For Strength in Unification, Canadian Leader Calls for Regional Pensions to Pool Investments

Manitoba Premier Brian Pallister challenges the province’s pension plans to ‘shop together.’

In a bid to save millions of dollars in management fees, reduce operational inefficiencies, and boost investment returns, Brian Pallister, premier of Canada’s Manitoba province, made the case for regional pension plans to coordinate their investment strategies.

“Currently, we have multiple externally managed pools of funds valued at approximately $40 billion,” Pallister said during a press conference. “This relative silo mechanism that is used in terms of managing those pension assets creates some serious operational and cost inefficiencies.

“In many cases, there are multiple contracts with the same external managers for similar services that’s costing Manitoba pensioners millions of dollars each year in unnecessary costs, and it reduces returns on their pensions as well.”

Pallister also asserted that pensions are limited to contributing to smaller fund managers due to their lack of available capital in each respective pension’s portfolio to access high-quality, top-tier fund managers with larger minimum commitment thresholds.

“It also prevents pensions from leveraging their size to be able to make investments that are only available to larger funds, and that has to change,” he said.

Pallister clarified that he’s not calling for the pension funds themselves to merge, only that their operations be managed as a collective.

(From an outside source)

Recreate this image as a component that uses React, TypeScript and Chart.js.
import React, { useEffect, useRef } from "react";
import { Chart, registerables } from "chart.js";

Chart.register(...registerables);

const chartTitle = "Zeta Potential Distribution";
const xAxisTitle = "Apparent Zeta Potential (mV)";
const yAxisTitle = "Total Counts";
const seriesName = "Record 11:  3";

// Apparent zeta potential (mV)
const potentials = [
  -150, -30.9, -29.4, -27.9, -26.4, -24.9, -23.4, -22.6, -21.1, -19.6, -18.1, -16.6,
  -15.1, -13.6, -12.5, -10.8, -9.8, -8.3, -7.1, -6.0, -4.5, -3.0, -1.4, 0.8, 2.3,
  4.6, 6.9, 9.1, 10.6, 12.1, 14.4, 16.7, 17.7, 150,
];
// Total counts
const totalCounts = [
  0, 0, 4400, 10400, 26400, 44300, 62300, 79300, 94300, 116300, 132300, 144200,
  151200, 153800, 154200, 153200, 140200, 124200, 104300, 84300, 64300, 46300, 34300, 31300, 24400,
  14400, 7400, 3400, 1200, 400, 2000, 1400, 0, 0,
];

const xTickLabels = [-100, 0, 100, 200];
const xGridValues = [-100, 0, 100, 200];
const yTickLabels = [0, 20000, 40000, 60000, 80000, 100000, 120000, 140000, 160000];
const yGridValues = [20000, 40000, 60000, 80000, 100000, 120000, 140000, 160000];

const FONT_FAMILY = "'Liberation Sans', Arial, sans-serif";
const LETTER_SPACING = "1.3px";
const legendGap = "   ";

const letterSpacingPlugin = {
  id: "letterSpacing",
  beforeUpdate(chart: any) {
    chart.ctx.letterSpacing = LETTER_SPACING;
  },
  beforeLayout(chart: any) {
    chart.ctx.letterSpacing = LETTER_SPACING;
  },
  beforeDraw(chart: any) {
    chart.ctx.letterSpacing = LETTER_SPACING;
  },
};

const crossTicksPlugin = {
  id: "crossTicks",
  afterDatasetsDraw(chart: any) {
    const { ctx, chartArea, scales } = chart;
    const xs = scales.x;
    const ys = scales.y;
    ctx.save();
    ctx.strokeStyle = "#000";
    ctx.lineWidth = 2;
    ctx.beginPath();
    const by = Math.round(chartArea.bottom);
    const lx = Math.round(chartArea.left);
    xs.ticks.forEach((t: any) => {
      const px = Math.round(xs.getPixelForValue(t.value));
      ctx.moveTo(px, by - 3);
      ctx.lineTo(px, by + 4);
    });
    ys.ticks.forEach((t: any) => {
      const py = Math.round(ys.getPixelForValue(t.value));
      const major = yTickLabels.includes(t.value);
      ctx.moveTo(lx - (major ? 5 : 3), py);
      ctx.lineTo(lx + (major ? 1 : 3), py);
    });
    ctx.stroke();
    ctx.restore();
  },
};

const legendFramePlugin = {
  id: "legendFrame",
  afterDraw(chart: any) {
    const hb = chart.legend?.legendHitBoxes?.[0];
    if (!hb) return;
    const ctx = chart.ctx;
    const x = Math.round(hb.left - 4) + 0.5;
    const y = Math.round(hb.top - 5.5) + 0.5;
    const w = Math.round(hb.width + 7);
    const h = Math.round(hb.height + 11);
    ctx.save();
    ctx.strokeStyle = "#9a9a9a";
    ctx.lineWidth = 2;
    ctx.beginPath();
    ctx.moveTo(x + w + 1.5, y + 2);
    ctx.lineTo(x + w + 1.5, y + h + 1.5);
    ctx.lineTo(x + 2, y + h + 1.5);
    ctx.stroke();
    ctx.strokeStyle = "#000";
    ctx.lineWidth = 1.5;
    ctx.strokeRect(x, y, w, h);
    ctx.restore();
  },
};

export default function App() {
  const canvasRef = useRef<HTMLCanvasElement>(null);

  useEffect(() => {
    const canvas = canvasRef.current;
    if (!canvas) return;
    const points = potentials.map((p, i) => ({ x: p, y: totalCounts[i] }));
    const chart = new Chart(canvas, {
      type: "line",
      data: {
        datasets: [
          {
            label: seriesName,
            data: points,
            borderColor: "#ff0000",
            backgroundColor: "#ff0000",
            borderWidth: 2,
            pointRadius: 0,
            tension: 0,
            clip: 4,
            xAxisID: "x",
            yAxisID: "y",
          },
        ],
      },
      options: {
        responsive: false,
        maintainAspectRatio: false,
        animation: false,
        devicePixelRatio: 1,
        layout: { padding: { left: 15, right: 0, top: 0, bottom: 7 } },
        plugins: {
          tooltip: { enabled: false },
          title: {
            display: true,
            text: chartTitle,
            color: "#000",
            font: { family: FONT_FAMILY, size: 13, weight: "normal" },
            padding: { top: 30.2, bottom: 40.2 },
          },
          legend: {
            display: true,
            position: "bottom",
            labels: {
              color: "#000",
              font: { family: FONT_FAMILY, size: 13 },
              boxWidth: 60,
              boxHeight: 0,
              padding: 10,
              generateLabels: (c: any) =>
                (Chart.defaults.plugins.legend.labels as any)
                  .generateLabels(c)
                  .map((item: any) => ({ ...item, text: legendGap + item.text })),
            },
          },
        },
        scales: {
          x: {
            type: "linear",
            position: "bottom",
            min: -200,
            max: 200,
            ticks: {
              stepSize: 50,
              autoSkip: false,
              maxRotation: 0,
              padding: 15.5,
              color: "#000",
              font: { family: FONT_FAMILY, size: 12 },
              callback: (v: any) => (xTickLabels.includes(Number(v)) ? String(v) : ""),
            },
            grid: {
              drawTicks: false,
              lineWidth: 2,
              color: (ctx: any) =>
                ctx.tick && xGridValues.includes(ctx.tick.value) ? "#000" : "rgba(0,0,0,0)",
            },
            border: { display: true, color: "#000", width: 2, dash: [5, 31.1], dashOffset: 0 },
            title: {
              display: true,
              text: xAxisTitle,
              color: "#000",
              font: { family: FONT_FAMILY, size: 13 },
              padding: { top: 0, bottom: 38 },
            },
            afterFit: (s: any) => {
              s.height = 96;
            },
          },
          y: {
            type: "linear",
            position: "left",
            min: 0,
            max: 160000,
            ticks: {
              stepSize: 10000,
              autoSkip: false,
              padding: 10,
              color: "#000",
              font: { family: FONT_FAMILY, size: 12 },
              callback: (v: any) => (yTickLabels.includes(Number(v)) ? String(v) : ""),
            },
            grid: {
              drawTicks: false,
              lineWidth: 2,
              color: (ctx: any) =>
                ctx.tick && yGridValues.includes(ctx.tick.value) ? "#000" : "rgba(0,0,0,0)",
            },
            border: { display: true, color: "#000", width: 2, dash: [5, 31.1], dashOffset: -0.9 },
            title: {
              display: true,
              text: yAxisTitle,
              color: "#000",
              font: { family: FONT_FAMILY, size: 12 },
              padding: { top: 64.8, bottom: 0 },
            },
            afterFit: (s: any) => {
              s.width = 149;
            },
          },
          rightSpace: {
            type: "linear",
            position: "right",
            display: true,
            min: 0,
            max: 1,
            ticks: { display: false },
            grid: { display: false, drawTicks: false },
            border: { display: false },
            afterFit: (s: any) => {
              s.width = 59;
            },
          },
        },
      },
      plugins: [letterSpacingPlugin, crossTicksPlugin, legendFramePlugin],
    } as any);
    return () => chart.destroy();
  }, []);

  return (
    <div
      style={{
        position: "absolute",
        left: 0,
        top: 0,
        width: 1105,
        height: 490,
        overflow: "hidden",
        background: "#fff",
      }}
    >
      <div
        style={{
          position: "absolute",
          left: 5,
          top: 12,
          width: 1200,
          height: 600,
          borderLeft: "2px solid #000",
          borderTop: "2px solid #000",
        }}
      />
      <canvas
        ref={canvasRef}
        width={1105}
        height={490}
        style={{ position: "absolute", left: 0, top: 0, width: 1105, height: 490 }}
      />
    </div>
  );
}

More than $200 million in additional investment returns could potentially be garnered if his idea is fully realized, he added.

“By having pension funds shop together, we can get the flexibility and the efficiency of an appropriate asset mix, [and] we can take advantage of higher-quality transactions and yield negotiations as well,” Pallister said.

Actuaries haven’t specified exactly what changes in benefit payments Manitoba pensioners would experience as a result of the proposed changes, with the premier adding such a calculation would be “hard to speculate.”

Government officials from the premier’s team will be meeting with pension fund managers to discuss a way to move forward.